Although social safeguards exist on paper, they remain too weak to secure durable credits. Consultation and benefit-sharing measures cannot resolve disputes rooted in unclear tenure or unequal power. Projects on contested land face conflict, reversals and reputational damage that undermine permanence. Legal recognition of indigenous and community land and carbon rights is therefore both a justice imperative and a market stability requirement. Where rights are secure, communities should own credits and negotiate transparently with buyers.

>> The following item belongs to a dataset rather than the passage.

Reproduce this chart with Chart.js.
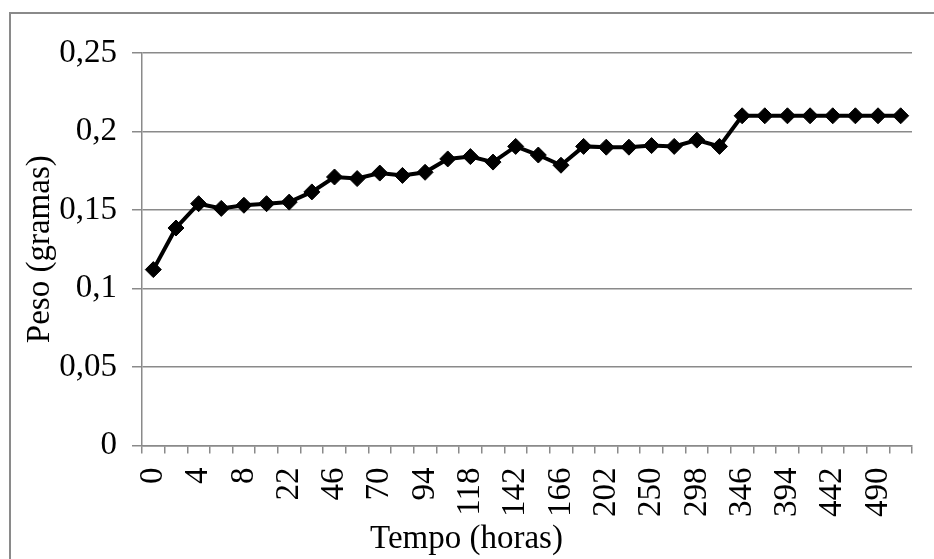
<!DOCTYPE html>
<html>
<head>
<meta charset="utf-8">
<script src="https://cdn.jsdelivr.net/npm/chart.js@4/dist/chart.umd.min.js"></script>
<style>
    html, body { margin: 0; padding: 0; background: #fff; overflow: hidden; }
    #frame { position: absolute; left: 9px; top: 12px; width: 1000px; height: 600px;
             border-left: 2px solid #8a8a8a; border-top: 2px solid #8a8a8a; }
    #peso { position: absolute; left: 0; top: 0; }
</style>
</head>
<body>
<div id="frame"></div>
<canvas id="peso" width="934" height="559"></canvas>
<script>
// tempo em horas (rotulos do eixo x, so metade aparece)
var horas = ['0', '2', '4', '6', '8', '10', '22', '34', '46', '58', '70', '82', '94', '106',
    '118', '130', '142', '154', '166', '178', '202', '226', '250', '274', '298', '322',
    '346', '370', '394', '418', '442', '466', '490', '514'];

// peso em gramas
var peso = [0.112, 0.1385, 0.154, 0.151, 0.153, 0.154, 0.155, 0.1615, 0.171, 0.170,
    0.1735, 0.172, 0.174, 0.1825, 0.184, 0.1805, 0.1905, 0.185, 0.1785, 0.1905, 0.190,
    0.190, 0.191, 0.1905, 0.1945, 0.1905, 0.21, 0.21, 0.21, 0.21, 0.21, 0.21, 0.21, 0.21];

var yTicks = [0, 0.05, 0.1, 0.15, 0.2, 0.25];

var cinza = '#8a8a8a';
var fonte = {family: 'Liberation Serif', size: 33, weight: 'normal'};

function virgula(v) {
    return String(+v.toFixed(2)).replace('.', ',');
}

window.onload = function () {
    var ctx = document.getElementById('peso').getContext('2d');
    var grafico = new Chart(ctx, {
        type: 'line',
        data: {
            labels: horas,
            datasets: [{
                data: peso,
                borderColor: '#000',
                backgroundColor: '#000',
                borderWidth: 4,
                pointStyle: 'rectRot',
                pointRadius: 8,
                pointBorderWidth: 1,
                pointBackgroundColor: '#000',
                tension: 0
            }]
        },
        options: {
            responsive: false,
            devicePixelRatio: 1,
            animation: false,
            layout: {padding: {left: 21, top: 53, right: 22, bottom: 0}},
            plugins: {
                legend: {display: false},
                tooltip: {enabled: false},
                title: {
                    display: true,
                    position: 'bottom',
                    text: 'Tempo (horas)',
                    color: '#000',
                    font: fonte,
                    padding: {top: 0, bottom: 0}
                }
            },
            scales: {
                x: {
                    type: 'category',
                    offset: true,
                    grid: {
                        offset: true,
                        drawOnChartArea: false,
                        drawTicks: true,
                        tickLength: 8,
                        color: cinza,
                        lineWidth: 1.5
                    },
                    border: {color: cinza, width: 1.5},
                    ticks: {
                        autoSkip: false,
                        maxRotation: 90,
                        minRotation: 90,
                        padding: 14,
                        color: '#000',
                        font: fonte,
                        callback: function (val, i) {
                            return i % 2 === 0 ? this.getLabelForValue(val) : '';
                        }
                    },
                    afterFit: function (s) {
                        s.height = 74;
                        s.paddingLeft = 0;
                        s.paddingRight = 0;
                    }
                },
                y: {
                    min: 0,
                    max: 0.25,
                    afterBuildTicks: function (s) {
                        s.ticks = yTicks.map(function (v) { return {value: v}; });
                    },
                    grid: {
                        color: cinza,
                        lineWidth: 1.5,
                        drawTicks: true,
                        tickLength: 10
                    },
                    border: {color: cinza, width: 1.5},
                    ticks: {
                        padding: 15,
                        color: '#000',
                        font: fonte,
                        callback: function (v) { return virgula(v); }
                    },
                    title: {
                        display: true,
                        text: 'Peso (gramas)',
                        color: '#000',
                        font: fonte,
                        padding: {top: 0, bottom: 4}
                    },
                    afterFit: function (s) { s.width = 121; }
                }
            }
        }
    });
    window.grafico = grafico;
};
</script>
</body>
</html>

Indonesia’s weak performance at COP30 should be read as a warning, not merely a disappointment. The country has built the outlines of a carbon market but not yet the institutions to make it credible. The next phase must prioritise consolidation: stronger enforcement, alignment with real national emissions reductions, social legitimacy, and proof that Indonesian credits represent measurable climate outcomes rather than optimistic projections.

A common argument is that Indonesia cannot move decisively without clearer global rules. In reality, waiting carries greater risk. The global carbon system is likely to remain fragmented for years, favouring countries that establish credible domestic frameworks early. Indonesia should therefore build a resilient, Paris-aligned system with conservative baselines, independent state-accredited verification, strong anti-fraud enforcement, and legally protected indigenous and community land and carbon rights.

Indonesia does not need carbon markets as a political slogan or financial experiment. It needs them as a disciplined public-interest tool, anchored in stronger national climate ambition and supported by direct conservation finance where markets fall short. The real choice is between rapid expansion that compromises integrity, or a high-standard, rights-based market capable of earning global trust. Only the latter will prevent another disappointing summit, and turn Indonesia’s forests into credible climate assets rather than accounting exercises.